▽

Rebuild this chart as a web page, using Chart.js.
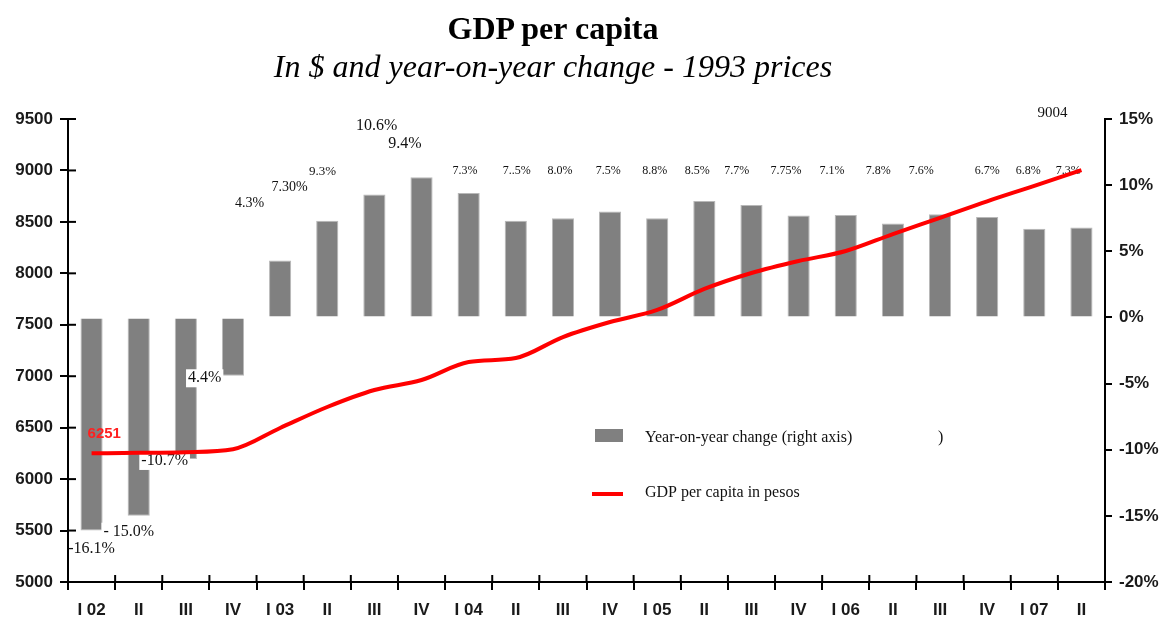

△
▽

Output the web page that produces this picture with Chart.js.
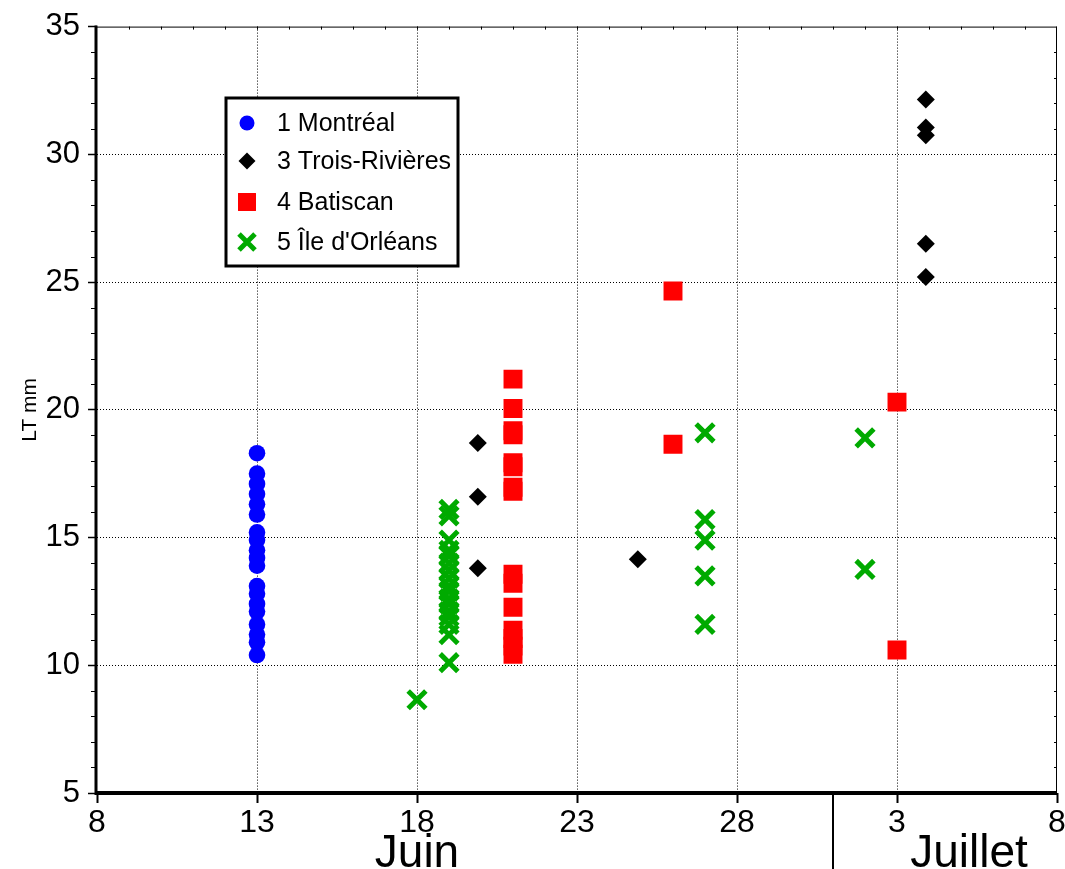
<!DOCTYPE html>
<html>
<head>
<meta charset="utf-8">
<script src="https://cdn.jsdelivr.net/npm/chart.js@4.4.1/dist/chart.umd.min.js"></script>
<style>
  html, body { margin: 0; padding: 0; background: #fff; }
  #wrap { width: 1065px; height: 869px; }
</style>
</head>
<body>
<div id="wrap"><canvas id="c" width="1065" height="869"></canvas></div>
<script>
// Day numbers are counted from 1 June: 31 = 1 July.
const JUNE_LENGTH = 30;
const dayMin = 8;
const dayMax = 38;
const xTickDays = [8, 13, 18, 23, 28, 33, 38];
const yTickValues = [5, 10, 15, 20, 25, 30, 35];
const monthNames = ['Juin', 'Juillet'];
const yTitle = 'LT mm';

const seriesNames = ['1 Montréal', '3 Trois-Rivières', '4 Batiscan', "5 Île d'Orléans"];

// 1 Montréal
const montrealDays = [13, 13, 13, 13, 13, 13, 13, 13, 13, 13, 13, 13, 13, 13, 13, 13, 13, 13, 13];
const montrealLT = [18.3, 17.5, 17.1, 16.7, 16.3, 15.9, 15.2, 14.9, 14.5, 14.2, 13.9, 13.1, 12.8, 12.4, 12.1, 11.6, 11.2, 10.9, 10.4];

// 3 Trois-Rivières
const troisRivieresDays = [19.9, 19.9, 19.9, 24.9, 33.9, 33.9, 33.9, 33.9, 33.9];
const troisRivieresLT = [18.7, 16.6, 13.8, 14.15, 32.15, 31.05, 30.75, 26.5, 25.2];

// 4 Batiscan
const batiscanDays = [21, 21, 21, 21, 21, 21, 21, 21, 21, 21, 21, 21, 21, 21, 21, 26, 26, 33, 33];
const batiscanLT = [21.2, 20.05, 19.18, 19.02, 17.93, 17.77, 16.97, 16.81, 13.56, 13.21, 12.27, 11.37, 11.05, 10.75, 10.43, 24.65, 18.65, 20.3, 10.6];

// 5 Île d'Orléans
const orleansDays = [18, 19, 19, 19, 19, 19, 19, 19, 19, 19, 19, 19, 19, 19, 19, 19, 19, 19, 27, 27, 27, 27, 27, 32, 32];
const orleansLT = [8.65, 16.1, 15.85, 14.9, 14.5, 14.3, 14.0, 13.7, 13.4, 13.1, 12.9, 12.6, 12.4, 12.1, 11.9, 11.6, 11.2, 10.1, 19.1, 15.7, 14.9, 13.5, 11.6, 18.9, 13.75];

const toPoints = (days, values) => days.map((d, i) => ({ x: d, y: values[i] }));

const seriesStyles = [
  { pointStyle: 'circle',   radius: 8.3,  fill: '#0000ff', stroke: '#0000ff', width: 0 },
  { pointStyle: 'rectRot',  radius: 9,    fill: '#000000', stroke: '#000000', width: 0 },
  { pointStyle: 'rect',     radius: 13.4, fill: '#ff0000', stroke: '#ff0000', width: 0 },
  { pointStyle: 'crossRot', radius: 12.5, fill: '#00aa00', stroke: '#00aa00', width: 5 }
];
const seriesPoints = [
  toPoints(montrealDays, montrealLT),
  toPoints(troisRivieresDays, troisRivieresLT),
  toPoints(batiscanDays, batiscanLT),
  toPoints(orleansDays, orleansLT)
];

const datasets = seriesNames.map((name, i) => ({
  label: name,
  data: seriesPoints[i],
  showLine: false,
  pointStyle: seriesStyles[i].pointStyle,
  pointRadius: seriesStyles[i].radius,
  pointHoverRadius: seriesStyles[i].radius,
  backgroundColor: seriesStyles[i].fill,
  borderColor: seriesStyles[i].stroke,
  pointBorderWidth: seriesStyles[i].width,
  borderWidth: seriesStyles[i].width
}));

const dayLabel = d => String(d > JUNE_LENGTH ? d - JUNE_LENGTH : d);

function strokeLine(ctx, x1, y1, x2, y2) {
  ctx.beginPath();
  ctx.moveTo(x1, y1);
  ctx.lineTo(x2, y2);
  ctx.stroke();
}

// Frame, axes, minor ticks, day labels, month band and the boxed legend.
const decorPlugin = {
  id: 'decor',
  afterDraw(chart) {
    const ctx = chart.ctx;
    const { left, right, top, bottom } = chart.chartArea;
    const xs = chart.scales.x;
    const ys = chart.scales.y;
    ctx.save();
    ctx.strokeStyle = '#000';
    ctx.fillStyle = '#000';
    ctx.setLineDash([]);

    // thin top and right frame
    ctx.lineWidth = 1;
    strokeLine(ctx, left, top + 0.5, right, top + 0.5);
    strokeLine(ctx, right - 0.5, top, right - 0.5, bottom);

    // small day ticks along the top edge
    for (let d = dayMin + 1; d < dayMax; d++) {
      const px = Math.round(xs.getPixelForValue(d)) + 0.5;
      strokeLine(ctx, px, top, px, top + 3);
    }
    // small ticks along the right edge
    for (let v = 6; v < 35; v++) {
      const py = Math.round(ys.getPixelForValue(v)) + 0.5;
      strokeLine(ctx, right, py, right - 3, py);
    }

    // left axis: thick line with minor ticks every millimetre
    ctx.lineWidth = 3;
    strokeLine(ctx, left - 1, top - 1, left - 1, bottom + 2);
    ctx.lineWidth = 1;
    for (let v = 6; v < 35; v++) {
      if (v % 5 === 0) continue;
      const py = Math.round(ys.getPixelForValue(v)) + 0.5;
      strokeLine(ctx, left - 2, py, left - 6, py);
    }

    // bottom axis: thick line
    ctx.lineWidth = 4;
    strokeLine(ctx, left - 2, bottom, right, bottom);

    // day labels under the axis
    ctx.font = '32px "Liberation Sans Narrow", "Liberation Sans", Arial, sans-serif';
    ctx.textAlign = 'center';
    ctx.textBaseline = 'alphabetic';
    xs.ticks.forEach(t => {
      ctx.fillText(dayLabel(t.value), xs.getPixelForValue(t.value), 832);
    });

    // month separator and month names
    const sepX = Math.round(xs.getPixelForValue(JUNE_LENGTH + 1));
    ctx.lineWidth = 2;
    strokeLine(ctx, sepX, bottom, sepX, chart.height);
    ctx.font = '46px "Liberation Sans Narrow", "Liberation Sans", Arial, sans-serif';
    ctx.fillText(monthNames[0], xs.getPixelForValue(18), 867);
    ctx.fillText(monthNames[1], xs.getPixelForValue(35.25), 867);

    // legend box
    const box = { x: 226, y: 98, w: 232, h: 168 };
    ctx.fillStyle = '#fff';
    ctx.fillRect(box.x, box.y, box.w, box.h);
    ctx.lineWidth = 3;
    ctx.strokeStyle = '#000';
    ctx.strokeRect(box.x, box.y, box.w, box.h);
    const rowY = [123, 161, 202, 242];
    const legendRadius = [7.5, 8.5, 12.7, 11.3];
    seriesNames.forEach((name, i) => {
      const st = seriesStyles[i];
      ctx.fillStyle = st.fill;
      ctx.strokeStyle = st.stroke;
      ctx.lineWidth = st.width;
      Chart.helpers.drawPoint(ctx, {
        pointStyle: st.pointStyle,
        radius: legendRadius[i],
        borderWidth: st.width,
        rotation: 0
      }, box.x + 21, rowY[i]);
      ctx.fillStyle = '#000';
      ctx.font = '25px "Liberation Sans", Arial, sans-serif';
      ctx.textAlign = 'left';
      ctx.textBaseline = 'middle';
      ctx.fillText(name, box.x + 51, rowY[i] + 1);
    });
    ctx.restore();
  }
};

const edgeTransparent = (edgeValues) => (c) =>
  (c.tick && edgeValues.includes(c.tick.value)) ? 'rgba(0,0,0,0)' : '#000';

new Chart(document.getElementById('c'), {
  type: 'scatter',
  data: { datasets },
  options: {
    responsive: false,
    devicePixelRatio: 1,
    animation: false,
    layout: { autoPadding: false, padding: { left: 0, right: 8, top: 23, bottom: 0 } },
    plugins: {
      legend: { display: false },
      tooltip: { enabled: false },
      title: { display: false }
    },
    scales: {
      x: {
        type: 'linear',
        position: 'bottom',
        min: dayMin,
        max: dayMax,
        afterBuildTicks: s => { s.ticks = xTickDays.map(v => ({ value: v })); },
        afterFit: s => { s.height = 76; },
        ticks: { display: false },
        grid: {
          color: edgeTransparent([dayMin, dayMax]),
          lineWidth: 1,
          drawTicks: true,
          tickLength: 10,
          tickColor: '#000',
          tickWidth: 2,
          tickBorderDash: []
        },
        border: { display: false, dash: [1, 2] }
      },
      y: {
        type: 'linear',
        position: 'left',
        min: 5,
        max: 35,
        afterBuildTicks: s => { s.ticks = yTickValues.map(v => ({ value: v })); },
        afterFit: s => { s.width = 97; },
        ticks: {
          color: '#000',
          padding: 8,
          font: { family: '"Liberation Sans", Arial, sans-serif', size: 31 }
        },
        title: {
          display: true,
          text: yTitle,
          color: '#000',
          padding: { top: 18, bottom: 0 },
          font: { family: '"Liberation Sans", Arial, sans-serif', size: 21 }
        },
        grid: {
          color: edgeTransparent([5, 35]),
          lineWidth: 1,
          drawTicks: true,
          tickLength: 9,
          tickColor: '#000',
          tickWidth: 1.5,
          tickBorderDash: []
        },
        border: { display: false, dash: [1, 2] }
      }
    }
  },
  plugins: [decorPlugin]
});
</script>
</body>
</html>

△
▽

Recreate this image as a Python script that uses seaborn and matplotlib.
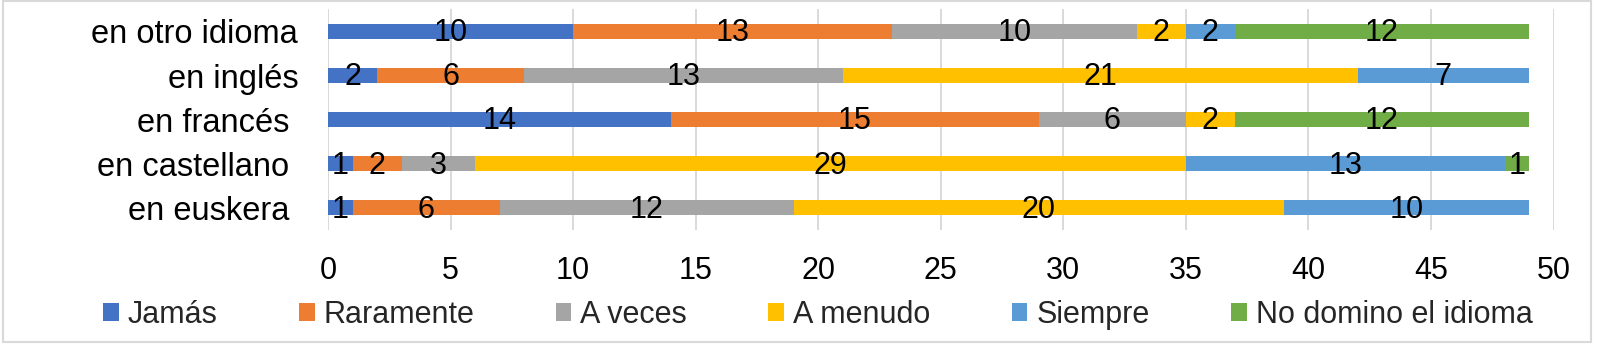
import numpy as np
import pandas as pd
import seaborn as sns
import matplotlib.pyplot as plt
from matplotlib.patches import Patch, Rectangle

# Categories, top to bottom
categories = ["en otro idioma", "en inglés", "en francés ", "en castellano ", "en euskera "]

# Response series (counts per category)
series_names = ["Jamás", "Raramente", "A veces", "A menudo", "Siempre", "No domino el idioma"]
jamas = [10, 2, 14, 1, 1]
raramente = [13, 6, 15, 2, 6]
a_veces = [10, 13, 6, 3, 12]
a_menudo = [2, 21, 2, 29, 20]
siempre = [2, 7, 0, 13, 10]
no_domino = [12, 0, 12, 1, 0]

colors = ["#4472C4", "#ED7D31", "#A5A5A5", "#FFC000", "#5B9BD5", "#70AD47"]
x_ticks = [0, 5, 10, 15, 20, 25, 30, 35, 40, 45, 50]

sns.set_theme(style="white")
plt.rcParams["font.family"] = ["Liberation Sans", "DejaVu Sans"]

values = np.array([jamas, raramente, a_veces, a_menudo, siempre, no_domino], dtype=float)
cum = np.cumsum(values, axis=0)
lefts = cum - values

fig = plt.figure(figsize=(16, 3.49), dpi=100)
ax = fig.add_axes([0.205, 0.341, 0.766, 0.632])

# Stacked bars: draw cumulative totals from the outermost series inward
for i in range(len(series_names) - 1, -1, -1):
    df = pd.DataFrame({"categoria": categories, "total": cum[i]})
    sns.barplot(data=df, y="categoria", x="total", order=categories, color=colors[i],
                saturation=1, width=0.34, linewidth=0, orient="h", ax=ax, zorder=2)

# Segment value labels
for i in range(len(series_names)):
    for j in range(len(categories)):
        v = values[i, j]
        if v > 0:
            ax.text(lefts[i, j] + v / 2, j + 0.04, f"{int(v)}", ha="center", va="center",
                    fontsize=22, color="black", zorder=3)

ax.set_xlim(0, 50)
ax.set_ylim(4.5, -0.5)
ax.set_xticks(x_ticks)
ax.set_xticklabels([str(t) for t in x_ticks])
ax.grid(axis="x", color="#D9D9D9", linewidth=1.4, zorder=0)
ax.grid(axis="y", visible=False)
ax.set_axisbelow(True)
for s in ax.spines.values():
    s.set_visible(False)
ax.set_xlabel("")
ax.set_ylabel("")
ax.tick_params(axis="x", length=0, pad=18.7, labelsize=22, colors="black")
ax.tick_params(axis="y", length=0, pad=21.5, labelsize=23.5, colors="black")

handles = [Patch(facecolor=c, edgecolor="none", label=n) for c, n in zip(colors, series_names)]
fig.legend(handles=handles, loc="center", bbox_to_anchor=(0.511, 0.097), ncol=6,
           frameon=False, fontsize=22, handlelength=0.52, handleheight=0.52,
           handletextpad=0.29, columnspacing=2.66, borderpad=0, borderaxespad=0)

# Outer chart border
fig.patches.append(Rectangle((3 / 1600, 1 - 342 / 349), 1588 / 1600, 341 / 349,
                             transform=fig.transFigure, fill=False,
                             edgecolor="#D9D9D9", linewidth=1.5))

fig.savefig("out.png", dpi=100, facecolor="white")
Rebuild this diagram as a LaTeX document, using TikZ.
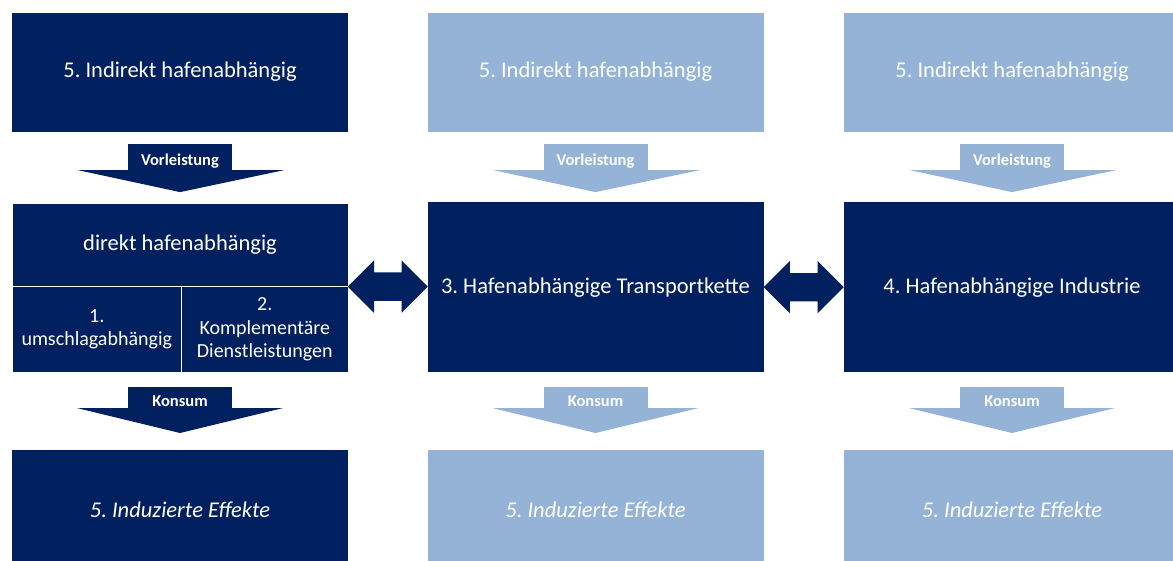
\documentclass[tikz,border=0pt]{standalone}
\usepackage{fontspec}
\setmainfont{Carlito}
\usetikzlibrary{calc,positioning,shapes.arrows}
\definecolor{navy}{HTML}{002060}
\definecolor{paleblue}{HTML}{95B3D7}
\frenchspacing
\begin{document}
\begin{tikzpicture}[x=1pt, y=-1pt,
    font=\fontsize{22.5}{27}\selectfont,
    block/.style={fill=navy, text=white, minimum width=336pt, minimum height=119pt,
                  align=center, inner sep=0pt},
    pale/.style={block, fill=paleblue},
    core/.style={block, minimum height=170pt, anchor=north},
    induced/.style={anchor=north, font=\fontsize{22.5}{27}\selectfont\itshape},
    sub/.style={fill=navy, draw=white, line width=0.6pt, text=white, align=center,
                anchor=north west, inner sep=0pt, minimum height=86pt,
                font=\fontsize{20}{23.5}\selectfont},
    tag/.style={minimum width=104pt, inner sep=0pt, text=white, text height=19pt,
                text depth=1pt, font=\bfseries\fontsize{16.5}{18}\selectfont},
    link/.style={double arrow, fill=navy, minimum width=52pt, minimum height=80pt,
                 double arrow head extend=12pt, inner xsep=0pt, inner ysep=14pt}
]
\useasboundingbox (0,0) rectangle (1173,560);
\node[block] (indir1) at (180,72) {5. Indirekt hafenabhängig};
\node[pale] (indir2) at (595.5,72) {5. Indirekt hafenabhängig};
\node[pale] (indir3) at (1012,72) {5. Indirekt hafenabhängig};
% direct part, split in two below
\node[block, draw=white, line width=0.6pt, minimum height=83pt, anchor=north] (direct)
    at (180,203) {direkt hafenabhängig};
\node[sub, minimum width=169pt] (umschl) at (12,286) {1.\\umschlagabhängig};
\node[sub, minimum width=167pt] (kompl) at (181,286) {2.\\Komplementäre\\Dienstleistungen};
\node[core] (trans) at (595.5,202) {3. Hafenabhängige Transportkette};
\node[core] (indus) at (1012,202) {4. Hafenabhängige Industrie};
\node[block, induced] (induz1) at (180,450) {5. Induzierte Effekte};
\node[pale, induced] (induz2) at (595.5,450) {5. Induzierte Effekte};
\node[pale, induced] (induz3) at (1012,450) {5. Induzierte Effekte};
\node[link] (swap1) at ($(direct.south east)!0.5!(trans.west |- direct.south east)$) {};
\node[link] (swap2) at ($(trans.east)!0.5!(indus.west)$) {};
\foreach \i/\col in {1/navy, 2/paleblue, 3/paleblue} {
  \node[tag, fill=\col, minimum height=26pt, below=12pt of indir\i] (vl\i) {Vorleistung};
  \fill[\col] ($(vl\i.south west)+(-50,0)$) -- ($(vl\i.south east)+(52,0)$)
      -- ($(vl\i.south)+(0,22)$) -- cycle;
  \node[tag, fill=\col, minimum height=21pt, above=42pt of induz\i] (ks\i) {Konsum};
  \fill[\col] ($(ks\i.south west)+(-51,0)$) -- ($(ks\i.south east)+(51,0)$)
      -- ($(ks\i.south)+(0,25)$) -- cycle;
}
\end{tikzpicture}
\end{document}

△

Show all lines in the entries above where the string "that" appears.

Output the web page that produces this picture with Chart.js.
Recreate this image as a Python script that uses seaborn and matplotlib.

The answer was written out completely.